■ Stored data:
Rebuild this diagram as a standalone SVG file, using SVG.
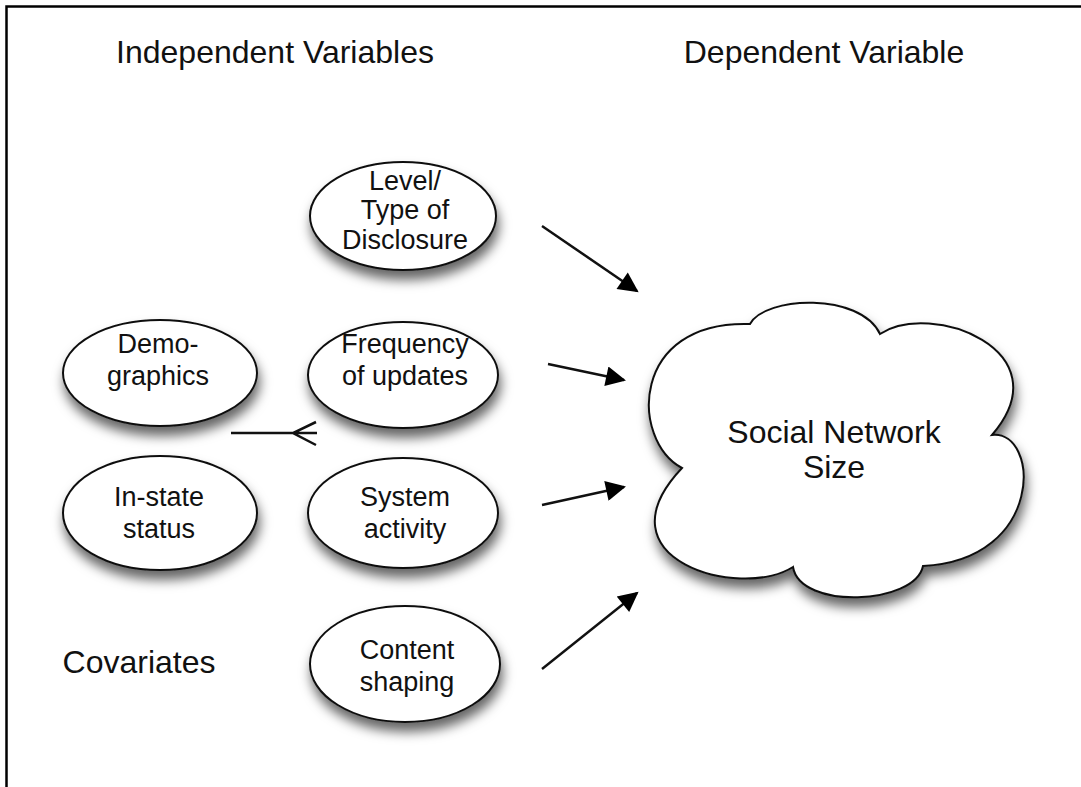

---

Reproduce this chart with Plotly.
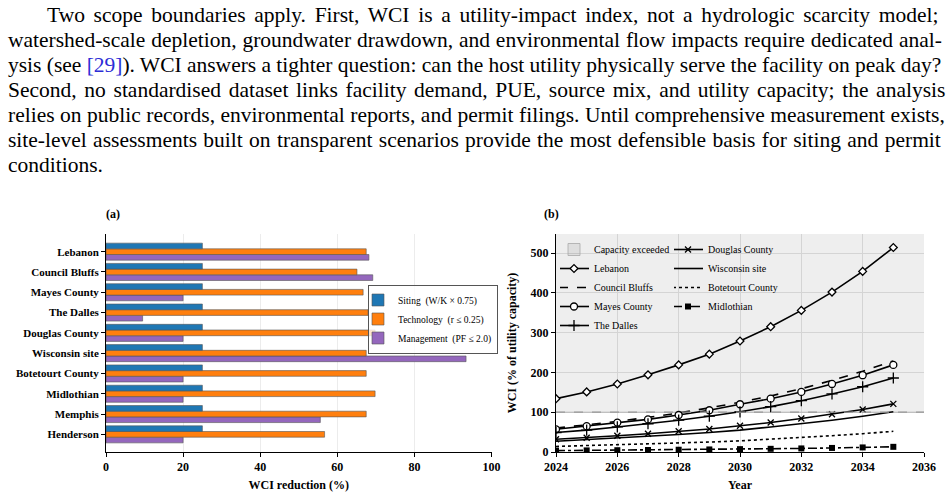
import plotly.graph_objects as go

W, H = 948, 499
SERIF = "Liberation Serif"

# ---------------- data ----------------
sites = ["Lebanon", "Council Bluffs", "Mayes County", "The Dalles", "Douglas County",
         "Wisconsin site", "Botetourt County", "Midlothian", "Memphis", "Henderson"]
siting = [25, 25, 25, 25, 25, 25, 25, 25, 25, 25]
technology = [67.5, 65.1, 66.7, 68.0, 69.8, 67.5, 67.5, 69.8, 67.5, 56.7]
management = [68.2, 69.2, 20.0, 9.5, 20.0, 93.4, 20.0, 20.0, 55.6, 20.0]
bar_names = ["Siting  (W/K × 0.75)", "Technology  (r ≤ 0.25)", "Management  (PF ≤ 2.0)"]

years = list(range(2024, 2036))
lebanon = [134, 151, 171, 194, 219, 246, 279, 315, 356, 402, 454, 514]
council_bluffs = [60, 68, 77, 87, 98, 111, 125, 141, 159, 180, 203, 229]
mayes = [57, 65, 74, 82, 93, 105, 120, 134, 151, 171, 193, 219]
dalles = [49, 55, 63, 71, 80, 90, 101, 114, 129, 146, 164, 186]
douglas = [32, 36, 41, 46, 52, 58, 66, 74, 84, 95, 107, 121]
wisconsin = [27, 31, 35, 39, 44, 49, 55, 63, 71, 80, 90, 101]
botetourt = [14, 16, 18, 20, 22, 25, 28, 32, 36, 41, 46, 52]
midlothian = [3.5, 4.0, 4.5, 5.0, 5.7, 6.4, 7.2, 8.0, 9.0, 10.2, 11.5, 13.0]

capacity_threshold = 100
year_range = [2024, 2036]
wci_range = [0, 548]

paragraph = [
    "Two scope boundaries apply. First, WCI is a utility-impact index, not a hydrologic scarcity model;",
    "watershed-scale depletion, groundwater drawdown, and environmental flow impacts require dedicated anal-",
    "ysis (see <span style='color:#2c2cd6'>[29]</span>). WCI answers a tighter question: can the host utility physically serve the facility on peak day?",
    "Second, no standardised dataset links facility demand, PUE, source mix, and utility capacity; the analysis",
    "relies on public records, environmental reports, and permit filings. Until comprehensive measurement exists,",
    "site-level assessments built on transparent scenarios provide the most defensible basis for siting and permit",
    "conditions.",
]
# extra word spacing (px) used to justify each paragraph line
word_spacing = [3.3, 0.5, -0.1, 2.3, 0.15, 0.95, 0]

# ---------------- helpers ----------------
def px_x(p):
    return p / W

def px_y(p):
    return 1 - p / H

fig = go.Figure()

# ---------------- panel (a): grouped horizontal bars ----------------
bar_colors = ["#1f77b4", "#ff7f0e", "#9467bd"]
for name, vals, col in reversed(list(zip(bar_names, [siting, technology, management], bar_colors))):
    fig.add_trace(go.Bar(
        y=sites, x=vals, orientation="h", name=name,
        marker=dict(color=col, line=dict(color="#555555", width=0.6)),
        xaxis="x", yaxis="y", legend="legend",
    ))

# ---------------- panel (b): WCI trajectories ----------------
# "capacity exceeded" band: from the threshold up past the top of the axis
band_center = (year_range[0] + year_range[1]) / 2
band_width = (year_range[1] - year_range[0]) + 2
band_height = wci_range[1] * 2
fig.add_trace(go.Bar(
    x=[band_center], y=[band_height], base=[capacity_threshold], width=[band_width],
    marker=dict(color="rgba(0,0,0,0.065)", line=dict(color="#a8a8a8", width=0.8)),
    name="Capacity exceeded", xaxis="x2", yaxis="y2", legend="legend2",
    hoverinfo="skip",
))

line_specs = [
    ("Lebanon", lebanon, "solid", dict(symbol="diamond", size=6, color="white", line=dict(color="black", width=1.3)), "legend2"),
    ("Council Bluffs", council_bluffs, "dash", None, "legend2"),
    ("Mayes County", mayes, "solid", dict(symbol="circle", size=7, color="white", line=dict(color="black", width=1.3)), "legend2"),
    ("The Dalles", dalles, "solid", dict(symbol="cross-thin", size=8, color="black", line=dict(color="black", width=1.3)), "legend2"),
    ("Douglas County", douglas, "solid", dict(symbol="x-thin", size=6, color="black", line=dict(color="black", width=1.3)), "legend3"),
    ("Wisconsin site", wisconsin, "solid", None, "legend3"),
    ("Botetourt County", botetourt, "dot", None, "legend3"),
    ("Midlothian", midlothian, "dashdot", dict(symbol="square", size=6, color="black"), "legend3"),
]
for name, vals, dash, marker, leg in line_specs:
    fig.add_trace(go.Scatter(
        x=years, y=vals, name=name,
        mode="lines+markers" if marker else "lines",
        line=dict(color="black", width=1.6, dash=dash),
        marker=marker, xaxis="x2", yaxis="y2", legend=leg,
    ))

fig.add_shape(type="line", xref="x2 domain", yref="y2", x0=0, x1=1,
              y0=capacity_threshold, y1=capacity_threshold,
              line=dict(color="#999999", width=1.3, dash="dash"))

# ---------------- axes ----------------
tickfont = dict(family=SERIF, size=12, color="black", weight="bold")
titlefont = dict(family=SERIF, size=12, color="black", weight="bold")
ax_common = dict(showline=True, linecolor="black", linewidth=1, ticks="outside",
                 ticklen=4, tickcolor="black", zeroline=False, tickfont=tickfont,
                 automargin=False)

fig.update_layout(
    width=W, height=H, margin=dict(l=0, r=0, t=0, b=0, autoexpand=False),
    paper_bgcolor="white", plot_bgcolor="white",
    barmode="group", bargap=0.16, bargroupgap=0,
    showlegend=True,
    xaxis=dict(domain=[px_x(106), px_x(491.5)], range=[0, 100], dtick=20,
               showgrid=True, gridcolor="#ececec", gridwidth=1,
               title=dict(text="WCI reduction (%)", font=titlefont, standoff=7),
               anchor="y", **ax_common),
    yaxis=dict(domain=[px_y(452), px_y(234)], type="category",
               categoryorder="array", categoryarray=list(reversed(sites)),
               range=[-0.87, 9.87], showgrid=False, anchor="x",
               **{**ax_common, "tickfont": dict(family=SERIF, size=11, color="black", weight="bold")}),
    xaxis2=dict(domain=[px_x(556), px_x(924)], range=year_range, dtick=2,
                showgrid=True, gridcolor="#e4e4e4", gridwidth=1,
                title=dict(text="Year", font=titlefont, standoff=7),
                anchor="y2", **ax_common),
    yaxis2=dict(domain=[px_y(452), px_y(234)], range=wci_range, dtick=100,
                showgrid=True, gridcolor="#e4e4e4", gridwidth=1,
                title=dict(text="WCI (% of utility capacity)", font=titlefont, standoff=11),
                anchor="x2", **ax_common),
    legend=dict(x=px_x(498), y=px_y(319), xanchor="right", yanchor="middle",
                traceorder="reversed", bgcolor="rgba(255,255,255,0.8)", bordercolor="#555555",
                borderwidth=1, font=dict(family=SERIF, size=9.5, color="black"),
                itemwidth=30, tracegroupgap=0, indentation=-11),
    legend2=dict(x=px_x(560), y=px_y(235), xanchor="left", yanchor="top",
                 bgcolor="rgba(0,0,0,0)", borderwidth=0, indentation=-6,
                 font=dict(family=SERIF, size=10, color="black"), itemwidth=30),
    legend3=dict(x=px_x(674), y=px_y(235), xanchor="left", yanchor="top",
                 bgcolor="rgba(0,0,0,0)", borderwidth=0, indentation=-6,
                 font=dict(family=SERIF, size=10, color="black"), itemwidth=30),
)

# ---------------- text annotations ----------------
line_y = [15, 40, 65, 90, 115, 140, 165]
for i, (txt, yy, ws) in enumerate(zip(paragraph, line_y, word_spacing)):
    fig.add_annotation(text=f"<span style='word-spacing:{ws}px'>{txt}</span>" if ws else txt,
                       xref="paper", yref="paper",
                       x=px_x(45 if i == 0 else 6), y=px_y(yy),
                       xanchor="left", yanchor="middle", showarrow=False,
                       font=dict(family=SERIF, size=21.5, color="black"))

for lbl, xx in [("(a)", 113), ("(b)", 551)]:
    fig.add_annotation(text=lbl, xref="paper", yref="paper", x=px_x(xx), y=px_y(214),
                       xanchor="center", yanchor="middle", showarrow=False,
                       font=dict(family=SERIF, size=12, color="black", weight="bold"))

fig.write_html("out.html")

■ Work to be completed: Take out nothing but the lines from the one containing "Reproduce this chart with Plotly." to the one containing "wci_range = [0, 548]", inclusive, retyped exactly. Drop the pictures.

■ Complete answer:
Reproduce this chart with Plotly.
import plotly.graph_objects as go

W, H = 948, 499
SERIF = "Liberation Serif"

# ---------------- data ----------------
sites = ["Lebanon", "Council Bluffs", "Mayes County", "The Dalles", "Douglas County",
         "Wisconsin site", "Botetourt County", "Midlothian", "Memphis", "Henderson"]
siting = [25, 25, 25, 25, 25, 25, 25, 25, 25, 25]
technology = [67.5, 65.1, 66.7, 68.0, 69.8, 67.5, 67.5, 69.8, 67.5, 56.7]
management = [68.2, 69.2, 20.0, 9.5, 20.0, 93.4, 20.0, 20.0, 55.6, 20.0]
bar_names = ["Siting  (W/K × 0.75)", "Technology  (r ≤ 0.25)", "Management  (PF ≤ 2.0)"]

years = list(range(2024, 2036))
lebanon = [134, 151, 171, 194, 219, 246, 279, 315, 356, 402, 454, 514]
council_bluffs = [60, 68, 77, 87, 98, 111, 125, 141, 159, 180, 203, 229]
mayes = [57, 65, 74, 82, 93, 105, 120, 134, 151, 171, 193, 219]
dalles = [49, 55, 63, 71, 80, 90, 101, 114, 129, 146, 164, 186]
douglas = [32, 36, 41, 46, 52, 58, 66, 74, 84, 95, 107, 121]
wisconsin = [27, 31, 35, 39, 44, 49, 55, 63, 71, 80, 90, 101]
botetourt = [14, 16, 18, 20, 22, 25, 28, 32, 36, 41, 46, 52]
midlothian = [3.5, 4.0, 4.5, 5.0, 5.7, 6.4, 7.2, 8.0, 9.0, 10.2, 11.5, 13.0]

capacity_threshold = 100
year_range = [2024, 2036]
wci_range = [0, 548]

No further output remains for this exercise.